- **SHORT EXERCISE**: Give the data again exactly as written, skipping any pictures.

- **SOURCE DATA**:

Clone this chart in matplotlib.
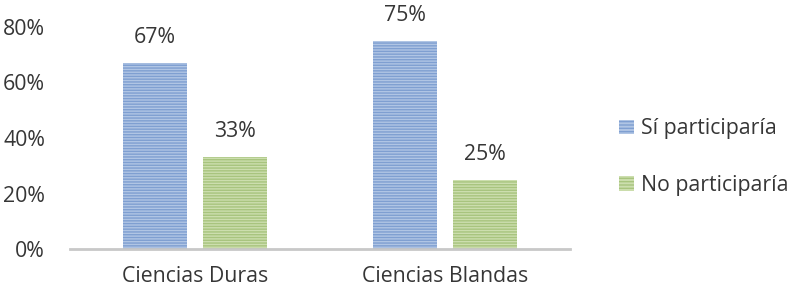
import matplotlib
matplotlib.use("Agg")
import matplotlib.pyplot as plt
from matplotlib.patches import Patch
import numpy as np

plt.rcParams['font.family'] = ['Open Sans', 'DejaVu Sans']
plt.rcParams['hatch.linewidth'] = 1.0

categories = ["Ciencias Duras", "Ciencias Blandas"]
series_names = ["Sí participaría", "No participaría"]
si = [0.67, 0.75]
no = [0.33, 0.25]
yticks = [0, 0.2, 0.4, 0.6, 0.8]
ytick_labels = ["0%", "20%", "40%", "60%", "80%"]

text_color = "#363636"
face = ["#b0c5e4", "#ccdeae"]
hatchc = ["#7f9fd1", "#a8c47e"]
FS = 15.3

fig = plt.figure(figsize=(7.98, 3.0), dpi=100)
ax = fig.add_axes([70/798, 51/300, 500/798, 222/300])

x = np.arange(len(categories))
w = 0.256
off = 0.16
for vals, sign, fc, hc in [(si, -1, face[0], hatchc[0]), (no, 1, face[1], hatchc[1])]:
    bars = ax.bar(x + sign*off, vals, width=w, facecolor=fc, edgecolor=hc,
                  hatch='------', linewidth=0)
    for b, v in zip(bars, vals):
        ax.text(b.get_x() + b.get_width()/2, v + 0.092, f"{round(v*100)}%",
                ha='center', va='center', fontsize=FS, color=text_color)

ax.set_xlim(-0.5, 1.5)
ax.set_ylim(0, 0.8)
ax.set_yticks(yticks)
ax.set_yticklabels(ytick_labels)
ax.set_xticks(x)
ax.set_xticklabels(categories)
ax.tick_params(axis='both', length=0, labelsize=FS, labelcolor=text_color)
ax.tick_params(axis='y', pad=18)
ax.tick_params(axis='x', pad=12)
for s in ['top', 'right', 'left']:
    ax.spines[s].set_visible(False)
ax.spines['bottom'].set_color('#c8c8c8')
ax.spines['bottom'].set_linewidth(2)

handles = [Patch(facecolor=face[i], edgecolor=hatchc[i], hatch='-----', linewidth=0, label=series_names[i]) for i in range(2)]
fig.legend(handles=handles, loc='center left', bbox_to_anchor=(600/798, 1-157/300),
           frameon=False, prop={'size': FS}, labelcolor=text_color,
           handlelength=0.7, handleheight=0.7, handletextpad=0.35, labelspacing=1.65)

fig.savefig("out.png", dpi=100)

- **OUTPUT FOR THIS EXERCISE**:
Clone this chart in matplotlib.
import matplotlib
matplotlib.use("Agg")
import matplotlib.pyplot as plt
from matplotlib.patches import Patch
import numpy as np

plt.rcParams['font.family'] = ['Open Sans', 'DejaVu Sans']
plt.rcParams['hatch.linewidth'] = 1.0

categories = ["Ciencias Duras", "Ciencias Blandas"]
series_names = ["Sí participaría", "No participaría"]
si = [0.67, 0.75]
no = [0.33, 0.25]
yticks = [0, 0.2, 0.4, 0.6, 0.8]
ytick_labels = ["0%", "20%", "40%", "60%", "80%"]

text_color = "#363636"
face = ["#b0c5e4", "#ccdeae"]
hatchc = ["#7f9fd1", "#a8c47e"]
FS = 15.3

fig = plt.figure(figsize=(7.98, 3.0), dpi=100)
ax = fig.add_axes([70/798, 51/300, 500/798, 222/300])

x = np.arange(len(categories))
w = 0.256
off = 0.16
for vals, sign, fc, hc in [(si, -1, face[0], hatchc[0]), (no, 1, face[1], hatchc[1])]:
    bars = ax.bar(x + sign*off, vals, width=w, facecolor=fc, edgecolor=hc,
                  hatch='------', linewidth=0)
    for b, v in zip(bars, vals):
        ax.text(b.get_x() + b.get_width()/2, v + 0.092, f"{round(v*100)}%",
                ha='center', va='center', fontsize=FS, color=text_color)

ax.set_xlim(-0.5, 1.5)
ax.set_ylim(0, 0.8)
ax.set_yticks(yticks)
ax.set_yticklabels(ytick_labels)
ax.set_xticks(x)
ax.set_xticklabels(categories)
ax.tick_params(axis='both', length=0, labelsize=FS, labelcolor=text_color)
ax.tick_params(axis='y', pad=18)
ax.tick_params(axis='x', pad=12)
for s in ['top', 'right', 'left']:
    ax.spines[s].set_visible(False)
ax.spines['bottom'].set_color('#c8c8c8')
ax.spines['bottom'].set_linewidth(2)

handles = [Patch(facecolor=face[i], edgecolor=hatchc[i], hatch='-----', linewidth=0, label=series_names[i]) for i in range(2)]
fig.legend(handles=handles, loc='center left', bbox_to_anchor=(600/798, 1-157/300),
           frameon=False, prop={'size': FS}, labelcolor=text_color,
           handlelength=0.7, handleheight=0.7, handletextpad=0.35, labelspacing=1.65)

fig.savefig("out.png", dpi=100)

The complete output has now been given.